O jurista Ives Gandra Martins escreveu, há poucos dias, um artigo sob o título: “Você é branco? Então cuidado!...” onde dizia: “Hoje, tenho a impressão de que o cidadão comum e branco é agressivamente discriminado pelas autoridades, a favor de outros cidadãos, desde que sejam indios, afrodescendentes, homossexuais ou se declarem pertencentes a minorias submetidas a possíveis preconceitos”.
A política de cotas no ensino superior foi a primeira, de uma lista de absurdos, ou como analisa o professor Gandra, “se um branco, um índio ou um afrodescendente tiverem a mesma nota em um vestibular, pouco acima da linha de corte para ingresso nas universidades, e as vagas forem limitadas, o branco será excluído de imediato em favor de um deles. Em igualdade de condições, o branco é um cidadão inferior e deve ser discriminado, apesar da Lei Maior.”

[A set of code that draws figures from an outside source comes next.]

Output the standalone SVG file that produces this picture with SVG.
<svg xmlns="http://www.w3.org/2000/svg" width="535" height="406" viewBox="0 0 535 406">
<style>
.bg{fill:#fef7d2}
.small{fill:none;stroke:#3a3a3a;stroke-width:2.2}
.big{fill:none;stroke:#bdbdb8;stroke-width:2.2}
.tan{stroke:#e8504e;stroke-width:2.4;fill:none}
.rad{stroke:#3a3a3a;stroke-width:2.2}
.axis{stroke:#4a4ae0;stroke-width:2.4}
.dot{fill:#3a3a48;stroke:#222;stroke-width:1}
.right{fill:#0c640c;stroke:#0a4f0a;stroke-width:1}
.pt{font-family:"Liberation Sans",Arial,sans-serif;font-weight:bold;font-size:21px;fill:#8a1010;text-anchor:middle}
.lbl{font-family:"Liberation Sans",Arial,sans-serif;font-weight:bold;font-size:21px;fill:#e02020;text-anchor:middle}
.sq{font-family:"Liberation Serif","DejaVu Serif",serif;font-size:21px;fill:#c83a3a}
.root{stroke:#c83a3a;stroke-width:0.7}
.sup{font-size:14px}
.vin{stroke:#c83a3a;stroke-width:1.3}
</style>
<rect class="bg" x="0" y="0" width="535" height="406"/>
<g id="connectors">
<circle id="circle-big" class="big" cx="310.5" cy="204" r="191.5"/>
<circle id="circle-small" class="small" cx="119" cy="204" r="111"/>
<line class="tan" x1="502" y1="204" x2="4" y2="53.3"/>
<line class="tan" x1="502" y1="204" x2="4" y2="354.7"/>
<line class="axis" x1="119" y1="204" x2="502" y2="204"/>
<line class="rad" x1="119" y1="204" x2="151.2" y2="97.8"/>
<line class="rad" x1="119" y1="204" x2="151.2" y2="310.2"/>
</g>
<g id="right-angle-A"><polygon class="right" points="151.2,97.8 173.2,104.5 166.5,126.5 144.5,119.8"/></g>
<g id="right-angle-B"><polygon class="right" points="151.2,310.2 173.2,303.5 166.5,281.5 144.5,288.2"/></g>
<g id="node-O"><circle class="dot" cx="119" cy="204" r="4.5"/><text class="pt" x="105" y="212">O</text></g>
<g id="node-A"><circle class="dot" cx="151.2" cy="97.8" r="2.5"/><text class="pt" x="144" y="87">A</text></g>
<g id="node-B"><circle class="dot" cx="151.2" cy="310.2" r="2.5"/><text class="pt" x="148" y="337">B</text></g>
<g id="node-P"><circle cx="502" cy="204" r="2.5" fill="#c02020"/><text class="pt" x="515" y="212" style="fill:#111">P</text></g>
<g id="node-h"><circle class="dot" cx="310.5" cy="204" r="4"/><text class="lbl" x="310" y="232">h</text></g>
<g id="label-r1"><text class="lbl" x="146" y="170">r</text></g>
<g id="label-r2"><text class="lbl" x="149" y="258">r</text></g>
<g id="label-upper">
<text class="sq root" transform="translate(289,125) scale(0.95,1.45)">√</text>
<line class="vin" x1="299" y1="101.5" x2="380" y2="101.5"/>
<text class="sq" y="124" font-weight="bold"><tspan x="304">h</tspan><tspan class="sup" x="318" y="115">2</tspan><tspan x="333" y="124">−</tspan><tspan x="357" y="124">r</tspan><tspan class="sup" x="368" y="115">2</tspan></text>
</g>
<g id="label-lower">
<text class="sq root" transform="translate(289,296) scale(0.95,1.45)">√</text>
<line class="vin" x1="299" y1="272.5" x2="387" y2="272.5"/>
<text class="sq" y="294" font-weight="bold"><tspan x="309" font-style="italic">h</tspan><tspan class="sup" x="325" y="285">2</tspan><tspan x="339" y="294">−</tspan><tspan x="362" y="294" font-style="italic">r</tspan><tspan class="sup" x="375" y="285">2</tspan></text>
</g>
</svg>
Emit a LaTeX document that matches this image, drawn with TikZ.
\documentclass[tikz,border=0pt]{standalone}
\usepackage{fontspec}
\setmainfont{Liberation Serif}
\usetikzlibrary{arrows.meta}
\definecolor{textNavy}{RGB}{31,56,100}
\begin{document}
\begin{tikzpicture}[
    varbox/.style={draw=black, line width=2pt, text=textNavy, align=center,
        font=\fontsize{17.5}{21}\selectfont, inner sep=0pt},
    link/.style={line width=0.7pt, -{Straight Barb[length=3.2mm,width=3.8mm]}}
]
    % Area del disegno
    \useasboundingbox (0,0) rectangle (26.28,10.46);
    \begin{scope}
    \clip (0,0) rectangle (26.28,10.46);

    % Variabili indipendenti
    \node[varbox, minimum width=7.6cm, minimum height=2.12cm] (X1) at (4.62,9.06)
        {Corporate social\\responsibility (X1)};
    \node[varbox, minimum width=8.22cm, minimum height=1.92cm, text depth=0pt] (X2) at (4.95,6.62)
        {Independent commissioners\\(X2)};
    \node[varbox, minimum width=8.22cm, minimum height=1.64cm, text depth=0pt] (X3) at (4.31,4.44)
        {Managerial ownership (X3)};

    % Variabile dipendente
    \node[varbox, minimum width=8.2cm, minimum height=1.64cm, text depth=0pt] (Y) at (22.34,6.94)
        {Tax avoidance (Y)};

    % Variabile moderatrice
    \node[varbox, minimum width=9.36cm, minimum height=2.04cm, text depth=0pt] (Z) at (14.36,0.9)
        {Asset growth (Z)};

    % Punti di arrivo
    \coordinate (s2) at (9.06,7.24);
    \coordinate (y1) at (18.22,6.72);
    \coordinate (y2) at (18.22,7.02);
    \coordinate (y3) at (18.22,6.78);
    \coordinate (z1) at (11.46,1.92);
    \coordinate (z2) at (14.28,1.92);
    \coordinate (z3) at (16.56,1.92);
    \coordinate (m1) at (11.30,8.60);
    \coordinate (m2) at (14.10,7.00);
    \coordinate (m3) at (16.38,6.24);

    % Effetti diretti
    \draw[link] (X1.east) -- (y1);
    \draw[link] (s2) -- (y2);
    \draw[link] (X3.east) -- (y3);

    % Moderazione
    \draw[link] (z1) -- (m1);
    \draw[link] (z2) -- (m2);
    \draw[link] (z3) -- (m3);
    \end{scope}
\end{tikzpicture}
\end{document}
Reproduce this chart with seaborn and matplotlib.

A questão da demarcação de terras indígenas também descambou para a ilegalidade, pois enquanto o artigo 231 da Constituição reserva a eles o direito às terras que ocupassem até 5 de outubro de 1988, lei infraconstitucional posterior deu-lhes o direito à terras que ocuparam no passado. Como comenta o jurista, “meio milhão de índios brasileiros – não contando os argentinos, bolivianos, paraguaios e uruguaios que pretendem ser beneficiados também – passaram a ser donos de 15% do território nacional, enquanto outros 183 milhões de habitantes dispõem dos demais 85%. Nessa exegese equivocada da Lei Suprema, todos os brasileiros não índios foram discriminados”.
A lista de absurdos é imensa, e passa por questões como a dos “quilombolas” beneficiados por lei que discrimina todos os demais cidadãos que não se enquadrem nesse conceito, a dos “homossexuais” que receberam verbas publicas para promover um congresso (discriminando assim todos os heterossexuais), legitimando invasões de terra quando a maioria dos trabalhadores têm que trabalhar muito para ter sua casa própria, e finalmente premiando com pensões milionárias minorias de pretensos prejudicados pela ditadura militar enquanto a maioria dos realmente prejudicados nunca recebeu nada...

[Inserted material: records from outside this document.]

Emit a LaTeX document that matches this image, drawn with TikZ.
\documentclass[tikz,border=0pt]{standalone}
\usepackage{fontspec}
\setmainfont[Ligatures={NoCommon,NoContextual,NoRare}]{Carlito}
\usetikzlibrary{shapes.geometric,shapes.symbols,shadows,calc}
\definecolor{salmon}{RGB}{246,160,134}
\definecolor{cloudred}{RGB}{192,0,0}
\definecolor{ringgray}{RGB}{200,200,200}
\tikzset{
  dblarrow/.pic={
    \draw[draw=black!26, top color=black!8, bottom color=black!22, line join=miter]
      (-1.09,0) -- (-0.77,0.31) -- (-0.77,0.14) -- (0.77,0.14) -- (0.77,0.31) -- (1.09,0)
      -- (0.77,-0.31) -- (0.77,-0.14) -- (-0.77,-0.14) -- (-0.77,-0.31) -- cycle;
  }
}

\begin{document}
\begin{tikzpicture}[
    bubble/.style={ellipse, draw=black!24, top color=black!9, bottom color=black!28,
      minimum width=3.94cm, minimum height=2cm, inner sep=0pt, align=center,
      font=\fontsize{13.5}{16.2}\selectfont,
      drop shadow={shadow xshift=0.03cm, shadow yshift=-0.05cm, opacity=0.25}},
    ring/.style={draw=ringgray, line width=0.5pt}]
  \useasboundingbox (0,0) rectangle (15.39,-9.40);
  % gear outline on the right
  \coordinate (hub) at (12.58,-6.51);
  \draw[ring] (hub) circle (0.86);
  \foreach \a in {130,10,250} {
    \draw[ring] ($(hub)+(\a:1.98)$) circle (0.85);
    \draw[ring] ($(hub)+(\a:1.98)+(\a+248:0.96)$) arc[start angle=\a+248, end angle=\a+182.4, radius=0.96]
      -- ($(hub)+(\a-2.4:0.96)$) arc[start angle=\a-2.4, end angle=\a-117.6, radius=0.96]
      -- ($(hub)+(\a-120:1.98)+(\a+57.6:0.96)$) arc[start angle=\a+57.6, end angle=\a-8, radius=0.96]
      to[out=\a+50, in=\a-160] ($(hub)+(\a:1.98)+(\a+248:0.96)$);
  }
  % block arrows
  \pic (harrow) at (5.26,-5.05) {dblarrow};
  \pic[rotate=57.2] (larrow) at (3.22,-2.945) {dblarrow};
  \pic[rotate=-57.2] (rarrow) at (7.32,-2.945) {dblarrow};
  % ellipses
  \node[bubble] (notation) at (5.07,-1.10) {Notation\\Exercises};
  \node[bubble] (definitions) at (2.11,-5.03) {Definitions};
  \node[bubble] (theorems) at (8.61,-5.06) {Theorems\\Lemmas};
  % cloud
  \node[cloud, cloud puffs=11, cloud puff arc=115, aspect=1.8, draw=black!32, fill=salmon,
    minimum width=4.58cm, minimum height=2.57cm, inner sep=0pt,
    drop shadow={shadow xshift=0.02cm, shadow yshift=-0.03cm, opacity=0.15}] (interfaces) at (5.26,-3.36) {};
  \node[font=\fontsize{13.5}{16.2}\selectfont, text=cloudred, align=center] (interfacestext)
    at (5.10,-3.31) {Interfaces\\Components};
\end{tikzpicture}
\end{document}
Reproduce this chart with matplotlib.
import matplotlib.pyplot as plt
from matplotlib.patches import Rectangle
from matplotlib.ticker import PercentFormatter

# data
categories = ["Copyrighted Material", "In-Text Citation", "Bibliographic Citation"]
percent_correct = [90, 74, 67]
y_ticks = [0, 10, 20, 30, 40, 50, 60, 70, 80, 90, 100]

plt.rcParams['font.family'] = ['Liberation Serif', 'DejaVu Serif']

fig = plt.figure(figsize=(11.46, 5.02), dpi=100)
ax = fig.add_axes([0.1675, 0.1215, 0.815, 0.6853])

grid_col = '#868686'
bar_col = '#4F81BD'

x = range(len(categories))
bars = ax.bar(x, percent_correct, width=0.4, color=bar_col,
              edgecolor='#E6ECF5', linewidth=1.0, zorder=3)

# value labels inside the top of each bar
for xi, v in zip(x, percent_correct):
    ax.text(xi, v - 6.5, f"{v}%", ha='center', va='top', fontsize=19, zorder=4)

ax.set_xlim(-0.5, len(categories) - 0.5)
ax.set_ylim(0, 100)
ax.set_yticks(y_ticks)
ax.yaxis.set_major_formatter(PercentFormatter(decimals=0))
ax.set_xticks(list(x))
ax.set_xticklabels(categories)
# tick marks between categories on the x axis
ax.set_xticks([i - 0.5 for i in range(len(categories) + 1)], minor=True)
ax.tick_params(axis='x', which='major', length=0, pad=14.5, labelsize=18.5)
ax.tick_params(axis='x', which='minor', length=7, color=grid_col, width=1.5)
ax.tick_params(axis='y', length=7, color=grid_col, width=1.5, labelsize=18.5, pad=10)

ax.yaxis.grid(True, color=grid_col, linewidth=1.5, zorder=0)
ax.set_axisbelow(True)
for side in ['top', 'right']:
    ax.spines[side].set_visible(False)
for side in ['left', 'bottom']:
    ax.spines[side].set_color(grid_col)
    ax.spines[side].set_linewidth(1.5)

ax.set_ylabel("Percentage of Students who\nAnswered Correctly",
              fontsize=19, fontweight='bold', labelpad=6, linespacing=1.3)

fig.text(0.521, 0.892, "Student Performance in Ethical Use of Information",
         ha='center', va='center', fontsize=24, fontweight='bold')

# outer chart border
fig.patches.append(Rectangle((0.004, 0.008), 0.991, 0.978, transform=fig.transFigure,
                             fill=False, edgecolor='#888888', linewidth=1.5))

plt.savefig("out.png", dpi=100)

Ao invés de promover a união, de ressaltar o orgulho nacional de um povo que sempre foi aberto a todas as raças, nosso governo parece mais interessado em promover todo o tipo de discriminação, dividindo-nos e contaminando o conceito de democracia. Se isso não é estupidez, deve ser de péssimas, misteriosas, não reveladas intenções.